- Dehgolan Location within Iran Dehgolan Location within Iran Kurdistan
- Coordinates: 35°16′40″N 47°25′03″E﻿ / ﻿35.27778°N 47.41750°E
- Country: Iran
- Province: Kurdistan
- County: Dehgolan
- District: Central

Population (2016)
- • Total: 25,992
- Time zone: UTC+3:30 (IRST)
- Area code: +98873512
- Website: dehgolan.com

= Dehgolan =

City in Kurdistan province, Iran

Dehgolan (دهگلان) (Note: دێولان, also romanized as Dehgolān; also known as Deolan and Dewlan) is a city in the Central District of Dehgolan County, Kurdistan province, Iran, serving as capital of both the county and the district.

==Demographics==
===Ethnicity===
The city is populated by Kurds.

===Population===
At the time of the 2006 National Census, the city's population was 20,226 in 4,920 households, when it was in the former Yeylaq District of Qorveh County.
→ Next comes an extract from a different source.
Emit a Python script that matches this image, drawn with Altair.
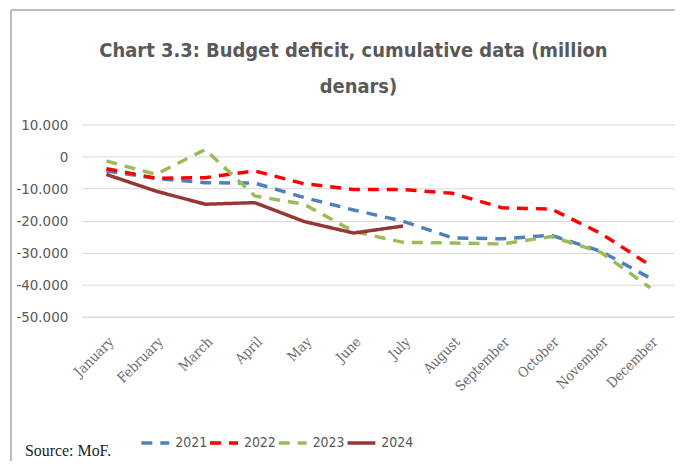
import altair as alt
import pandas as pd

months = ["January", "February", "March", "April", "May", "June", "July",
          "August", "September", "October", "November", "December"]
years = ["2021", "2022", "2023", "2024"]
v2021 = [-4500, -6800, -8200, -8300, -12800, -16700, -20200, -25400, -25700, -24600, -29600, -38000]
v2022 = [-3800, -6800, -6600, -4500, -8500, -10300, -10300, -11500, -16000, -16400, -24000, -34000]
v2023 = [-1400, -5600, 2200, -12300, -14900, -23400, -26800, -27000, -27300, -25000, -29900, -41000]
v2024 = [-5600, -10800, -14900, -14400, -20300, -23900, -21700]
colors = ["#4F81BD", "#FF0000", "#9BBB59", "#953735"]
y_ticks = [10000, 0, -10000, -20000, -30000, -40000, -50000]
title_lines = ["Chart 3.3: Budget deficit, cumulative data (million", "denars)"]

rows = []
for yr, vals in zip(years, [v2021, v2022, v2023, v2024]):
    for m, v in zip(months, vals):
        rows.append({"month": m, "year": yr, "value": v})
df = pd.DataFrame(rows)

NARROW = "Liberation Sans Narrow, DejaVu Sans Condensed, Arial Narrow, sans-serif"
SERIF = "DejaVu Serif Condensed, DejaVu Serif, serif"
TIMES = "Liberation Serif, Times New Roman, serif"

legend = alt.Legend(title=None, orient="none", legendX=58, legendY=304,
                    direction="horizontal", symbolType="stroke", symbolSize=784,
                    symbolStrokeWidth=3.5, labelFont=NARROW, labelFontSize=14,
                    labelColor="#595959", labelOffset=4, columnPadding=-17)

lines = alt.Chart(df).mark_line(strokeWidth=3.5, strokeCap="butt").encode(
    x=alt.X("month:N", sort=months, title=None,
            axis=alt.Axis(labelAngle=-45, labelFont=SERIF, labelFontSize=14,
                          labelColor="#6b6b6b", ticks=False, domainColor="#D9D9D9",
                          labelPadding=18, grid=False)),
    y=alt.Y("value:Q", title=None,
            scale=alt.Scale(domain=[-50000, 10000], nice=False, zero=False),
            axis=alt.Axis(values=y_ticks, grid=True, gridColor="#D9D9D9", domain=False,
                          ticks=False, labelFont=NARROW, labelFontSize=15,
                          labelColor="#595959", labelPadding=14,
                          labelExpr="(datum.value < 0 ? '-' : '') + replace(format(abs(datum.value), ','), ',', '.')")),
    color=alt.Color("year:N", scale=alt.Scale(domain=years, range=colors), legend=legend),
    strokeDash=alt.StrokeDash("year:N",
                              scale=alt.Scale(domain=years, range=[[11, 8], [11, 8], [11, 8], [1, 0]]),
                              legend=legend),
)

one = pd.DataFrame({"t": ["Source: MoF."]})
source = alt.Chart(one).mark_text(align="left", baseline="alphabetic", font=TIMES,
                                  fontSize=16, color="#222222").encode(
    x=alt.value(-57), y=alt.value(333), text="t:N")

t1 = alt.Chart(pd.DataFrame({"t": [title_lines[0]]})).mark_text(
    align="center", baseline="alphabetic", font=NARROW, fontSize=20, fontWeight="bold",
    color="#595959").encode(x=alt.value(273), y=alt.value(-68), text="t:N")
t2 = alt.Chart(pd.DataFrame({"t": [title_lines[1]]})).mark_text(
    align="center", baseline="alphabetic", font=NARROW, fontSize=20, fontWeight="bold",
    color="#595959").encode(x=alt.value(278), y=alt.value(-32), text="t:N")

frame_left = alt.Chart(one).mark_rule(color="#A6A6A6", strokeWidth=1.5).encode(
    x=alt.value(-71), y=alt.value(-115), y2=alt.value(345))
frame_top = alt.Chart(one).mark_rule(color="#A6A6A6", strokeWidth=1.5).encode(
    x=alt.value(-71), x2=alt.value(610), y=alt.value(-115))

chart = alt.layer(frame_left, frame_top, lines, source, t1, t2).properties(
    width=596, height=193,
    padding={"left": 74, "top": 116, "right": 0, "bottom": 144},
    autosize=alt.AutoSizeParams(type="none"),
).configure_view(stroke=None)

chart.save("out.html", embed_options={"renderer": "svg", "actions": False})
The following census in 2011 counted 23,074 people in 6,271 households, by which time the district had been separated from the county in the establishment of Dehgolan County. Dehgolan was transferred to the new Central District as the county's capital. The 2016 census measured the population of the city as 25,992 people in 7,708 households.